The internet is like an elephant — it never forgets. That's a fact that is hitting YouTuber Gregory Jackson, widely known as Onision, right in the pockets. Since the beginning of his career on the Internet more than a decade ago, Onision has racked up followers and sexual abuse allegations alike, ultimately becoming notorious in the YouTube community.
While Patreon, which Onision says makes up most of his yearly income, has banned the media personality from the platform, Onision was still able to monetize content on OnlyFans and YouTube.
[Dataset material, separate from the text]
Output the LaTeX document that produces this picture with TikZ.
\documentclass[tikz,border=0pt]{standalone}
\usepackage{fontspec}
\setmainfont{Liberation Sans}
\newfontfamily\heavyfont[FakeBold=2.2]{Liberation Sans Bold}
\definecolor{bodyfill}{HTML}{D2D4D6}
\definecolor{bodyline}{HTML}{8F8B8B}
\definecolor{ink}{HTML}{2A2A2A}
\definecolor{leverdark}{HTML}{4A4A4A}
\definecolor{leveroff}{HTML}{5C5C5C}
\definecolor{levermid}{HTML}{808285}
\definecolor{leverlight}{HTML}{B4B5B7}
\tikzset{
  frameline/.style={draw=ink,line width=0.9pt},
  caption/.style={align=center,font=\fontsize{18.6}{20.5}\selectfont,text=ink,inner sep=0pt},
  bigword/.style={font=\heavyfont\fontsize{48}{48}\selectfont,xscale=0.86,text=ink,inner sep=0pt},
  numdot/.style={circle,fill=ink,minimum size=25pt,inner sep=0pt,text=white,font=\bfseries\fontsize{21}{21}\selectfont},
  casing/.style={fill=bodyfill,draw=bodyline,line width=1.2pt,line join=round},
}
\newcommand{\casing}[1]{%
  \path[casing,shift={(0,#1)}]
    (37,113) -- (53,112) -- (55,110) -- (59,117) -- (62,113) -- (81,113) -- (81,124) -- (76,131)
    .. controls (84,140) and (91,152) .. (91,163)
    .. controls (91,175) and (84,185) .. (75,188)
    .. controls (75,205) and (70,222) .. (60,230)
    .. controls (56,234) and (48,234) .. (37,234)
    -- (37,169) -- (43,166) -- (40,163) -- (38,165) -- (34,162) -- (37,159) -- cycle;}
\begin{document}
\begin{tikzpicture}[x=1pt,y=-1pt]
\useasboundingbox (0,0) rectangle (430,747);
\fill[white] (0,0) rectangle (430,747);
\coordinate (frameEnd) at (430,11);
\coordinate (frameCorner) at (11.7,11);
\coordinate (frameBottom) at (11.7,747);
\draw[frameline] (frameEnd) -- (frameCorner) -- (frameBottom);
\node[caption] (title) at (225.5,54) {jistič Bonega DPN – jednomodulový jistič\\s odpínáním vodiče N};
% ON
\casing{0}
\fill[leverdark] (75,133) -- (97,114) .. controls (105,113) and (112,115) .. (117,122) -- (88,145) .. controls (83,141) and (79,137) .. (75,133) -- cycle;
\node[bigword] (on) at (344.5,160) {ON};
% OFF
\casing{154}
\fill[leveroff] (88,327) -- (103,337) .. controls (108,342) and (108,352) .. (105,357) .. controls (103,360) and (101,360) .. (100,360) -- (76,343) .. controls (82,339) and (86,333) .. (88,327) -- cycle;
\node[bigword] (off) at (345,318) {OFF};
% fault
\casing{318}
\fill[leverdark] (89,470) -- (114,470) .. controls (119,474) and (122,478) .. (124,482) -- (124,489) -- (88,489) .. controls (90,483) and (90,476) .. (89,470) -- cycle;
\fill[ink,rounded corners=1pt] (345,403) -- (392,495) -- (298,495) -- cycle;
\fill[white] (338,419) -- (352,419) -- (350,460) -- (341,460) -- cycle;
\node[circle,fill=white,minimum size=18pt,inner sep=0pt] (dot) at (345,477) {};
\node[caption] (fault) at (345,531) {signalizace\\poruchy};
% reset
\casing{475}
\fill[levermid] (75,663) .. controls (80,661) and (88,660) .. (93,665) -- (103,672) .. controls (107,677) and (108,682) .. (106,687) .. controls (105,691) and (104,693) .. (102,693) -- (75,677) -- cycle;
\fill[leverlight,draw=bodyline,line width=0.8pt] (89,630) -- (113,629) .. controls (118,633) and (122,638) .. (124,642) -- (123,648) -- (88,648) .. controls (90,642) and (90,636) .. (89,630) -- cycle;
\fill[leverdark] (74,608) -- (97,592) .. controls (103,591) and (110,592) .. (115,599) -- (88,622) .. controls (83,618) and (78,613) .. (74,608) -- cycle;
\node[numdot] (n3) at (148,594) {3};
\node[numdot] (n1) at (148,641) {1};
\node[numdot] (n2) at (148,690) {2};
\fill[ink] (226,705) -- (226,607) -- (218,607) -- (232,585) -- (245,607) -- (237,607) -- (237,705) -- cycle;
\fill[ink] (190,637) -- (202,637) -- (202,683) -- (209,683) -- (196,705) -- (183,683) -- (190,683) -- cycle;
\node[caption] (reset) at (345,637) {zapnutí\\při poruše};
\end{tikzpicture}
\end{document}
So, why exactly is Onision leaving the platform that gave him his massive start, YouTube?
Why is Onision leaving YouTube?
Last year, a number of women made allegations of sexual abuse and harassment against Onision, leading To Catch A Predator host Chris Hansen to investigate and ultimately develop interviews with Onision’s victims on his YouTube channel, Have a Seat With Chris Hansen.
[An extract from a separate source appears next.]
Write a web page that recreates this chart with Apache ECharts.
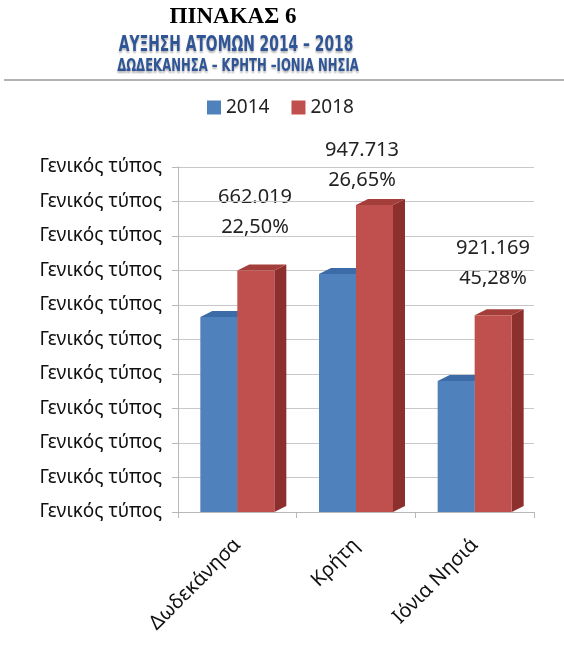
<!DOCTYPE html>
<html>
<head>
<meta charset="utf-8">
<script src="https://cdn.jsdelivr.net/npm/echarts@6.0.0/dist/echarts.min.js"></script>
<style>
  html, body { margin: 0; padding: 0; background: #fff; }
  #chart { width: 564px; height: 666px; }
</style>
</head>
<body>
<div id="chart"></div>
<script>
var categories = ['Δωδεκάνησα', 'Κρήτη', 'Ιόνια Νησιά'];
var years = ['2014', '2018'];
var values2014 = [5.65, 6.9, 3.8];
var values2018 = [7.0, 8.9, 5.7];
var yTickLabels = [
    'Γενικός τύπος', 'Γενικός τύπος', 'Γενικός τύπος', 'Γενικός τύπος',
    'Γενικός τύπος', 'Γενικός τύπος', 'Γενικός τύπος', 'Γενικός τύπος',
    'Γενικός τύπος', 'Γενικός τύπος', 'Γενικός τύπος'
];
var notes2018 = ['662.019\n22,50%', '947.713\n26,65%', '921.169\n45,28%'];

var myChart = echarts.init(document.getElementById('chart'));

var BAR_W = 37, DX = 12, DY = -6;

// fake 3d bar: front + right side + top
function bar3d(offset, front, side, top) {
    return function (params, api) {
        var p = api.coord([api.value(0), api.value(1)]);
        var b = api.coord([api.value(0), 0]);
        var x0 = p[0] + offset, x1 = x0 + BAR_W, yt = p[1], yb = b[1];
        return {
            type: 'group',
            children: [
                { type: 'polygon', shape: { points: [[x1, yt], [x1 + DX, yt + DY], [x1 + DX, yb + DY], [x1, yb]] },
                  style: { fill: side } },
                { type: 'polygon', shape: { points: [[x0, yt], [x0 + DX, yt + DY], [x1 + DX, yt + DY], [x1, yt]] },
                  style: { fill: top } },
                { type: 'rect', shape: { x: x0, y: yt, width: BAR_W, height: yb - yt },
                  style: { fill: front } }
            ]
        };
    };
}

function toData(arr) {
    return arr.map(function (v, i) { return [i, v]; });
}

var noteX = [255, 362, 493], noteY = [212, 165, 263];
var notes = notes2018.map(function (t, i) {
    return {
        type: 'text', x: noteX[i], y: noteY[i],
        style: { text: t, fill: '#222', font: '20px "Noto Sans"', align: 'center',
                 verticalAlign: 'middle', lineHeight: 30 }
    };
});

var subFont = '"Liberation Sans Narrow", "DejaVu Sans Condensed"';

var option = {
    animation: false,
    backgroundColor: '#fff',
    graphic: [
        { type: 'text', x: 233, y: 17,
          style: { text: 'ΠΙΝΑΚΑΣ 6', fill: '#000', font: 'bold 23px "Liberation Serif"',
                   align: 'center', verticalAlign: 'middle' } },
        { type: 'text', x: 236, y: 45, scaleX: 0.7,
          style: { text: 'ΑΥΞΗΣΗ ΑΤΟΜΩΝ 2014 – 2018', fill: '#2F5597',
                   font: 'bold 22px ' + subFont,
                   align: 'center', verticalAlign: 'middle',
                   textShadowColor: 'rgba(0,0,0,0.3)', textShadowBlur: 2, textShadowOffsetY: 2 } },
        { type: 'text', x: 238, y: 66, scaleX: 0.72,
          style: { text: 'ΔΩΔΕΚΑΝΗΣΑ – ΚΡΗΤΗ –ΙΟΝΙΑ ΝΗΣΙΑ', fill: '#2F5597',
                   font: 'bold 18px ' + subFont,
                   align: 'center', verticalAlign: 'middle',
                   textShadowColor: 'rgba(0,0,0,0.3)', textShadowBlur: 2, textShadowOffsetY: 2 } },
        { type: 'line', shape: { x1: 4, y1: 80, x2: 564, y2: 80 },
          style: { stroke: '#9a9a9a', lineWidth: 1.5 } }
    ].concat(notes),
    legend: {
        data: years,
        top: 93,
        left: 202,
        itemWidth: 14,
        itemHeight: 14,
        itemGap: 22,
        icon: 'rect',
        textStyle: { fontFamily: 'Noto Sans', fontSize: 19, color: '#222' }
    },
    grid: { left: 178, right: 30, top: 167, bottom: 154 },
    xAxis: {
        type: 'category',
        data: categories,
        axisLine: { lineStyle: { color: '#b8b8b8' } },
        axisTick: { show: true, length: 6, lineStyle: { color: '#b8b8b8' } },
        axisLabel: { rotate: 45, margin: 30, fontFamily: 'Noto Sans', fontSize: 20, color: '#111' }
    },
    yAxis: {
        type: 'value',
        min: 0,
        max: 10,
        interval: 1,
        axisLine: { show: true, lineStyle: { color: '#b8b8b8' } },
        axisTick: { show: true, length: 6, lineStyle: { color: '#b8b8b8' } },
        splitLine: { lineStyle: { color: '#c8c8c8' } },
        axisLabel: {
            margin: 16,
            fontFamily: 'Noto Sans',
            fontSize: 19,
            color: '#111',
            formatter: function (v, i) { return yTickLabels[i]; }
        }
    },
    series: [
        {
            name: '2014',
            type: 'custom',
            itemStyle: { color: '#4F81BD' },
            renderItem: bar3d(-BAR_W, '#4F81BD', '#3A659B', '#3D6BA7'),
            encode: { x: 0, y: 1 },
            data: toData(values2014),
            z: 2
        },
        {
            name: '2018',
            type: 'custom',
            itemStyle: { color: '#C0504D' },
            renderItem: bar3d(0, '#C0504D', '#8C2F2D', '#A33E3B'),
            encode: { x: 0, y: 1 },
            data: toData(values2018),
            z: 3
        }
    ]
};
myChart.setOption(option);
</script>
</body>
</html>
As allegations of abuse surfaced and became more severe, the YouTuber has faced immense criticism that he says has caused the dissolution of both his marriage and his lifestyle as he knew it. According to recent videos posted by Onision, the backlash of his current controversy has forced him to step away from his life online altogether and apply for work at McDonald's.
While viewers are unsure if Onision is serious or playing a part in one of his popularized sketches, many users demanded that YouTube demonetize his platforms immediately, a decision that the YouTube Partnership program made official on Jan. 19. Although Chris Hansen and the development of his documentary Onison: In Real Life helped bring widespread media attention to the inappropriate behaviors of the popular YouTuber, the online community exposed Onision as a predator long, long ago.
Where are Onision’s victims now?
Chris captured footage of one of Onision’s early alleged victims — Canadian pop star Shiloh Hoganson, who he dated before marrying his current spouse and alleged partner-in-crime, Kai Avaroe. In the interview, she explained that she found peace in knowing she wasn’t alone in her experience.
Shiloh explained, "When I found out there were others like me, [it] kind of ended a long 12 years of me thinking that there was nobody else that could understand what I was going through. I felt a little less crazy for sure."
Chris Hansen, who has since been criticized for his ethical decisions since picking up the story, says that his only mission now is to pursue justice for Onision’s survivors. Shiloh explained that she’s grateful to have had the Discovery Plus platform to help tell her story and doesn’t plan on being quiet anytime soon.
She told Mashable, "I used to just scream it out into the internetverse, as I used to say, but as soon as I started realizing that I didn't really owe anybody an explanation, I can genuinely say that I don't really feel pressured to talk about it."
Shiloh concluded, "It's mostly now just something that I live with, and something that's part of my healing [is] talking about it.”